Olson and Hellman created the group, Mosher said, and Schwarzenegger was just the inspiration.
“He (Schwarzenegger) said, ‘Hey, I think we ought to do something because I promised to do that during the campaign,”‘ Mosher said. “He said to Warren and to Ron, ‘Could you guys do something?”
All of the commissioners were recruited by Olson, Hellman or himself, Mosher said.
Calls to other members of the board were not returned, including Rachel Berliner, co-founder of a $100 million frozen food company; Paul Folino, chairman and CEO of Emulex Corp.; and John Wilhelm, president of the Hotel Employees and Restaurant Employees Union.
While Mosher called the group’s activities completely independent of the state and the governor’s office, he acknowledged visiting Tokyo earlier this month to prepare for the governor’s trade mission.
Mosher said his job was to set up meetings for members of his commission with Japanese businesses who might be interested in making investments in California.

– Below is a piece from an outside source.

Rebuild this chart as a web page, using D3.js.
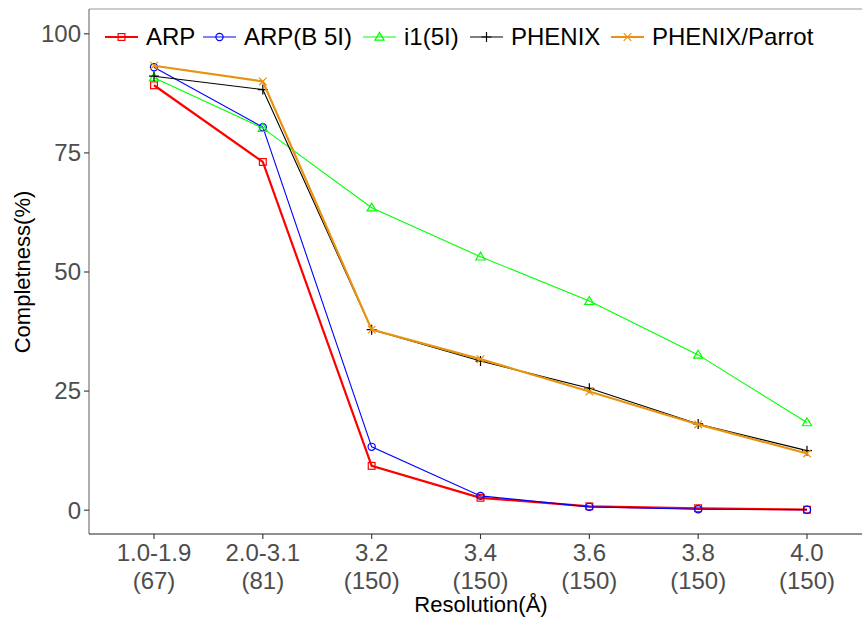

He said he has no knowledge of whether the governor or members of his staff would attend any of those meetings.
Schwarzenegger’s press secretary Margita Thompson said Tuesday the governor would have at least two business-related events in Tokyo during the Nov. 10-13 trip as well as private meetings.
Although not required under IRS guidelines, Mosher released the commission’s income to date of $380,000 from its members so far and promised a more detailed disclosure of contributions in the near future. But he said, the group did not believe it should comply with state conflict of interest codes.
Besides ongoing promotion of California, the commission is paying for a $600,000 national billboard campaign that feature the governor calling for businesses to come to California. The group also paid the cost of relocating a small printing company from Las Vegas to Los Angeles last month that the governor used as a press conference.